**Stored records**
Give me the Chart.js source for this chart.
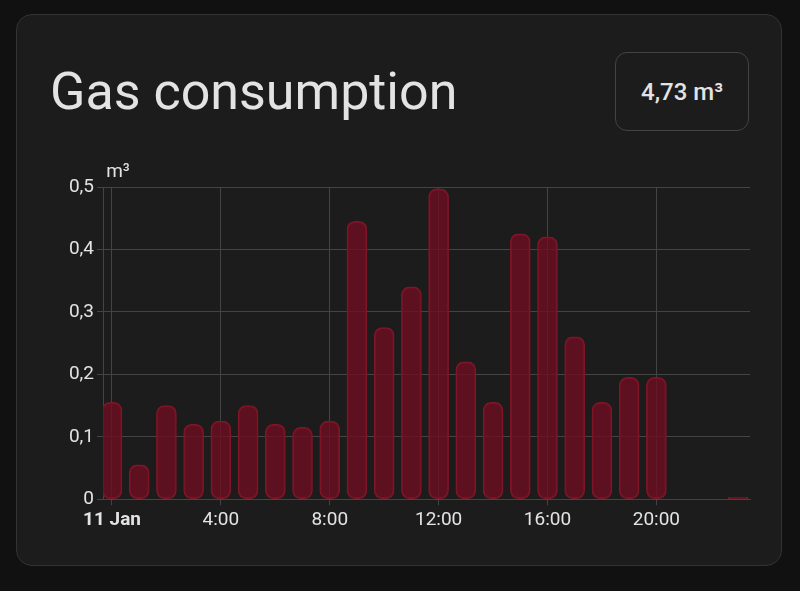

---

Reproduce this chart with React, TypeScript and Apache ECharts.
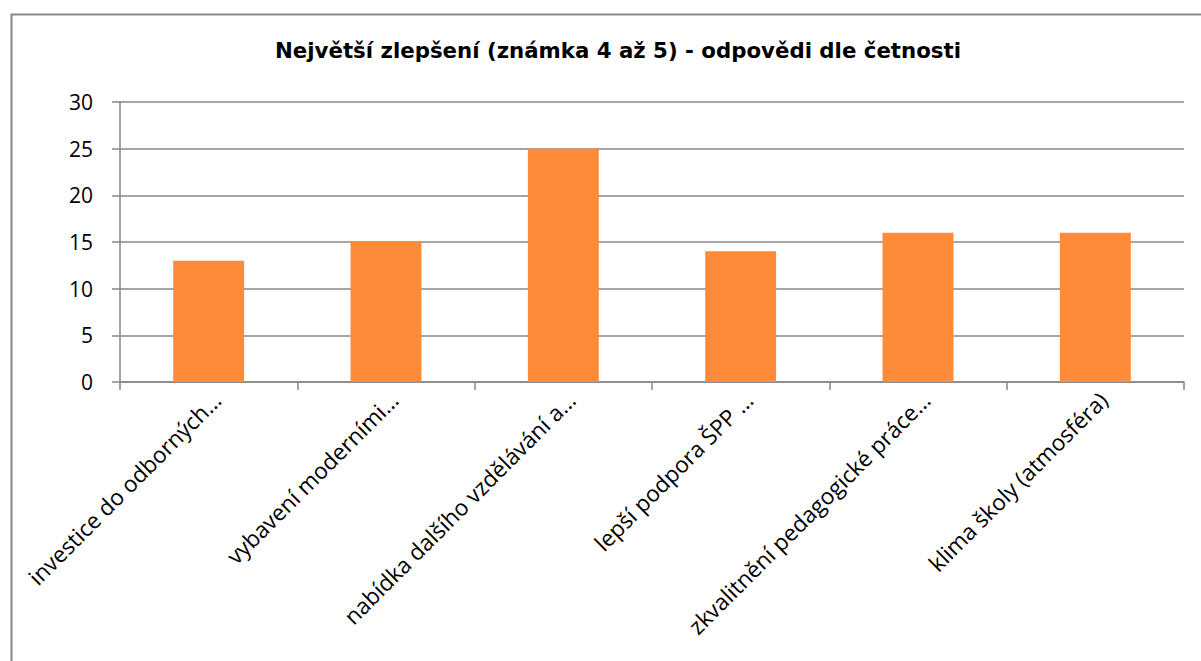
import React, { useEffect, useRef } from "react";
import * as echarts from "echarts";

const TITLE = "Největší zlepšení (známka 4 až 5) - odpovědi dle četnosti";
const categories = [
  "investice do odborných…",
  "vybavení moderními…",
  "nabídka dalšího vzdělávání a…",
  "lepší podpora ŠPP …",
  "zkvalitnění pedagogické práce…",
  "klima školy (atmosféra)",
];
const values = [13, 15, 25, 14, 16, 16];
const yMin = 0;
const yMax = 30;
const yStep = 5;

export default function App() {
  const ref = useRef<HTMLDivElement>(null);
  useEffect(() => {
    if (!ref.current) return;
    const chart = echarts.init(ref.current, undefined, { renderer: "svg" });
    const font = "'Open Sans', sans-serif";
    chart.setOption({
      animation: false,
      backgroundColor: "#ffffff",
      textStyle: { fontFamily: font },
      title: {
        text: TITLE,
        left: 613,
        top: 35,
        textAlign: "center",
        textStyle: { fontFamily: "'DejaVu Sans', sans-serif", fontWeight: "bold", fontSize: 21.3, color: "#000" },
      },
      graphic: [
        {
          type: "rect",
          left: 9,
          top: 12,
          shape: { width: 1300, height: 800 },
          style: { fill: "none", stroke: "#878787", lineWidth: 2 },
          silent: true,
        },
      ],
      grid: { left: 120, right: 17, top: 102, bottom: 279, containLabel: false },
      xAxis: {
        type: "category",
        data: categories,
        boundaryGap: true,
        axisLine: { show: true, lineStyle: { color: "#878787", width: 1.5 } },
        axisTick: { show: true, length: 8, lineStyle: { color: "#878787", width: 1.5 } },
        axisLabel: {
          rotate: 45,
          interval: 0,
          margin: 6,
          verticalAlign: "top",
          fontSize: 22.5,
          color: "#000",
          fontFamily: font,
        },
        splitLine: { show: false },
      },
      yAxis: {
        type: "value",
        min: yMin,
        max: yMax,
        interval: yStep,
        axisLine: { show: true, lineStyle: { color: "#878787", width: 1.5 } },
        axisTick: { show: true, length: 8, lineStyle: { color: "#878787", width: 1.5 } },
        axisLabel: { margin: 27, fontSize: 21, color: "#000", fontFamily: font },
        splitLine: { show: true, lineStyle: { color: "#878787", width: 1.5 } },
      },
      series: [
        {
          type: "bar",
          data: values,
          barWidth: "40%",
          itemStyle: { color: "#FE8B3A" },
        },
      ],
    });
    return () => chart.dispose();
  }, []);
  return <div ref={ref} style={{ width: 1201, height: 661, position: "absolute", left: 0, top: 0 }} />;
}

**Given instruction**
Between the line with "Reproduce this chart" and the line with "const yStep = 5;", ends included, lies the span to copy exactly; copy nothing else and leave out the pictures.

**Written response**
Reproduce this chart with React, TypeScript and Apache ECharts.
import React, { useEffect, useRef } from "react";
import * as echarts from "echarts";

const TITLE = "Největší zlepšení (známka 4 až 5) - odpovědi dle četnosti";
const categories = [
  "investice do odborných…",
  "vybavení moderními…",
  "nabídka dalšího vzdělávání a…",
  "lepší podpora ŠPP …",
  "zkvalitnění pedagogické práce…",
  "klima školy (atmosféra)",
];
const values = [13, 15, 25, 14, 16, 16];
const yMin = 0;
const yMax = 30;
const yStep = 5;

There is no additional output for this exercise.